> [Exercise]:
Transcribe, verbatim, every line from the start of the entries through the line that contains "const fmt2 = (v: number)"; include both boundary lines and omit all others.
━━ Supplied entries
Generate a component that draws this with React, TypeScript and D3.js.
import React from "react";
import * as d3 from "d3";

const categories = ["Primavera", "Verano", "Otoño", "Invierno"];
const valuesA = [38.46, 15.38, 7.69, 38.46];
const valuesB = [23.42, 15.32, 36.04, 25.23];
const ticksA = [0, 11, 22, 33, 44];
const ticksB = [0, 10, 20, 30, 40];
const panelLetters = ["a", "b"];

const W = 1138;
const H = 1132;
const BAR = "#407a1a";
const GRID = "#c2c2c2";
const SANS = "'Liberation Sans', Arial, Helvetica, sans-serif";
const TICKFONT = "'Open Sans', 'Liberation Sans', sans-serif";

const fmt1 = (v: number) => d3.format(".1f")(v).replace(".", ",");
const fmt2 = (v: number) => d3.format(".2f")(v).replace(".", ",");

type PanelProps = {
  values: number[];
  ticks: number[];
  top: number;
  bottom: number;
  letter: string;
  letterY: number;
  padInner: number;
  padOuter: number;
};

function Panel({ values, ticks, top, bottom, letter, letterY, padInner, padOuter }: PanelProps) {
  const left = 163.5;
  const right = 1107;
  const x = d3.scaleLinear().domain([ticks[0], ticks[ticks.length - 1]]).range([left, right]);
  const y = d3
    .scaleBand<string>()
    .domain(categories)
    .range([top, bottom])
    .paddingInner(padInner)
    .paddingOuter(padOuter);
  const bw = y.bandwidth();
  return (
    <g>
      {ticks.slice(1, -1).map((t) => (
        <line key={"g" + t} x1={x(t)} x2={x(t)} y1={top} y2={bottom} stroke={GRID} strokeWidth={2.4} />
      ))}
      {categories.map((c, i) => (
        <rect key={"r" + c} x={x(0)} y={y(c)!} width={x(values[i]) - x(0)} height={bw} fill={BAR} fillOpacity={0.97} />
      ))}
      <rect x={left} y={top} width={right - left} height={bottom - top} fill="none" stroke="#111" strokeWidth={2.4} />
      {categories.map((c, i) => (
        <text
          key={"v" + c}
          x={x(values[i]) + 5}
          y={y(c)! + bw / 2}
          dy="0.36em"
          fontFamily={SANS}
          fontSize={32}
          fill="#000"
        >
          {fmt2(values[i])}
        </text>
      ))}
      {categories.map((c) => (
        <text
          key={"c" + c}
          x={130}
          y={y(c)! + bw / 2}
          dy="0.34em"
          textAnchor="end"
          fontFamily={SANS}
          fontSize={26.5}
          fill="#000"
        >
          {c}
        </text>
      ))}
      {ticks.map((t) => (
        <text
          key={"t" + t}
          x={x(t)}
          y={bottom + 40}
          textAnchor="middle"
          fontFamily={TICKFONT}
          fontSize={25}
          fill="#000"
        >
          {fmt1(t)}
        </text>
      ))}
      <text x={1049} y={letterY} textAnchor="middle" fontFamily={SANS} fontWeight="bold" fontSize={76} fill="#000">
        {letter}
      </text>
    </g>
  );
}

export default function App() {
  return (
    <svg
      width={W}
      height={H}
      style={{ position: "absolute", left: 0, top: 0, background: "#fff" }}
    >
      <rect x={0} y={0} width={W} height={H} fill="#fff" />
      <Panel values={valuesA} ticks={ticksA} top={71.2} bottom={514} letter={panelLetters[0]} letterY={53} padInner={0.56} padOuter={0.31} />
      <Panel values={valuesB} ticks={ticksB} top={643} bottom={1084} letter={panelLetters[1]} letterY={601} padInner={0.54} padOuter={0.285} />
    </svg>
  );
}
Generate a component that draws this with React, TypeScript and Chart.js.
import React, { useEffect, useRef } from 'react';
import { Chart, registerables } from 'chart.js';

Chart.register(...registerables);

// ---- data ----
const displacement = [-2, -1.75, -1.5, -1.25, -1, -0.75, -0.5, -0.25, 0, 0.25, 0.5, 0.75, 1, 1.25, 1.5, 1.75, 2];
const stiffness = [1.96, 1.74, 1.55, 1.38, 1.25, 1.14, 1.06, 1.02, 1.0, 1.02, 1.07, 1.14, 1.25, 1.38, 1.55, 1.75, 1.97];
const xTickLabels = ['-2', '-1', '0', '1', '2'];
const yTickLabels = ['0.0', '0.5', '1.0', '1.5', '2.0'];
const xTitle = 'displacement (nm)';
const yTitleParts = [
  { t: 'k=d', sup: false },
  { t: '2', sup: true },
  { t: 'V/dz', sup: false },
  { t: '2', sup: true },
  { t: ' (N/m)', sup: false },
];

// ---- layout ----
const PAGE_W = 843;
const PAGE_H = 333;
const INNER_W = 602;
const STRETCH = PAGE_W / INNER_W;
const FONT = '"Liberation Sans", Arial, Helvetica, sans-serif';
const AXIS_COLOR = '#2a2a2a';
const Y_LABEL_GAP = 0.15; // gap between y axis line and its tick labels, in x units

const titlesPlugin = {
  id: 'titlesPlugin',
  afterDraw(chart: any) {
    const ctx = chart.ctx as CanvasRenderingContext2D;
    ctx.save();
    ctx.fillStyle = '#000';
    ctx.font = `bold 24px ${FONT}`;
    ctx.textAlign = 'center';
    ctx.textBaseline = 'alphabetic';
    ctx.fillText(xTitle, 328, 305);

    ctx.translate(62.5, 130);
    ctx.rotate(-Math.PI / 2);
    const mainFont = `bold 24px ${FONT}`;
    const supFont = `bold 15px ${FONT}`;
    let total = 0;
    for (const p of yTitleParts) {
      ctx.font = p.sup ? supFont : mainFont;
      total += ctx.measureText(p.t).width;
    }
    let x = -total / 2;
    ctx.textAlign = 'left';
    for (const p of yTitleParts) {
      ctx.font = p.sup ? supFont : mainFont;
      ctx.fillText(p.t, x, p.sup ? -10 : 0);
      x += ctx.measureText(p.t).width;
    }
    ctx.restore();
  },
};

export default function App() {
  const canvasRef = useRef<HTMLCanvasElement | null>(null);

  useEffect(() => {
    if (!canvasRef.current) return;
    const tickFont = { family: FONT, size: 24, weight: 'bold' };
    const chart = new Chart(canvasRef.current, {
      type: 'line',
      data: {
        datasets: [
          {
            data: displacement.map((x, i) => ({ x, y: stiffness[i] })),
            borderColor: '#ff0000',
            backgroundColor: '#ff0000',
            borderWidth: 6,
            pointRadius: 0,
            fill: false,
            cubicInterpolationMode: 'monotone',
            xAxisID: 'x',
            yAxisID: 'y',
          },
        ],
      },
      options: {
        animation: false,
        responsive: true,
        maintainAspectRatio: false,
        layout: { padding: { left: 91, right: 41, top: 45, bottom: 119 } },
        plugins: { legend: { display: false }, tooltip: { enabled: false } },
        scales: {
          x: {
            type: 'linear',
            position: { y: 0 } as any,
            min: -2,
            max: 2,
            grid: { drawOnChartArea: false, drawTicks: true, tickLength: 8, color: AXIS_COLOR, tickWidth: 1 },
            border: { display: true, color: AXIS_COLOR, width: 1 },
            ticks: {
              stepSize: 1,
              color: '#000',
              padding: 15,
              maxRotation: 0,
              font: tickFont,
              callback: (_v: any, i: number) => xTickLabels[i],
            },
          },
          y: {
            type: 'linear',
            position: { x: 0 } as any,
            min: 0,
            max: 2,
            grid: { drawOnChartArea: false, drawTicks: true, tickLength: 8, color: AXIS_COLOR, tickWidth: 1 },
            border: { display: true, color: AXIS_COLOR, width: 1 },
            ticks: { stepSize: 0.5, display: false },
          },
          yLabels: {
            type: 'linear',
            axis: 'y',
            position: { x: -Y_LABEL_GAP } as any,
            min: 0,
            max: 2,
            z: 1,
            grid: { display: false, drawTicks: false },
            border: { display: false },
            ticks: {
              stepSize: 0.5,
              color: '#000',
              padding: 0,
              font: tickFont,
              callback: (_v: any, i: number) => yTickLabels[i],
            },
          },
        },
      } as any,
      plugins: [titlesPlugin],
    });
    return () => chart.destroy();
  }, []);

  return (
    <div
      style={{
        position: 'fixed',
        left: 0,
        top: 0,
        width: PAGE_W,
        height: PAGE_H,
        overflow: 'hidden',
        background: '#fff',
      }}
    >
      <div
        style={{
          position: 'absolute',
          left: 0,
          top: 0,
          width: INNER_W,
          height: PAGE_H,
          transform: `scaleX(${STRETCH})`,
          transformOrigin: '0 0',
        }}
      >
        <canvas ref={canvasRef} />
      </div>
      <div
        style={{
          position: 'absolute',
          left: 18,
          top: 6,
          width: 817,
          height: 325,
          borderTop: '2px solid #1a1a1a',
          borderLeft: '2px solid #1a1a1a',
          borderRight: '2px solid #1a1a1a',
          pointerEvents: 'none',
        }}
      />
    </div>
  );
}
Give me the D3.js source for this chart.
━━━━
> [The solution]:
Generate a component that draws this with React, TypeScript and D3.js.
import React from "react";
import * as d3 from "d3";

const categories = ["Primavera", "Verano", "Otoño", "Invierno"];
const valuesA = [38.46, 15.38, 7.69, 38.46];
const valuesB = [23.42, 15.32, 36.04, 25.23];
const ticksA = [0, 11, 22, 33, 44];
const ticksB = [0, 10, 20, 30, 40];
const panelLetters = ["a", "b"];

const W = 1138;
const H = 1132;
const BAR = "#407a1a";
const GRID = "#c2c2c2";
const SANS = "'Liberation Sans', Arial, Helvetica, sans-serif";
const TICKFONT = "'Open Sans', 'Liberation Sans', sans-serif";

const fmt1 = (v: number) => d3.format(".1f")(v).replace(".", ",");
const fmt2 = (v: number) => d3.format(".2f")(v).replace(".", ",");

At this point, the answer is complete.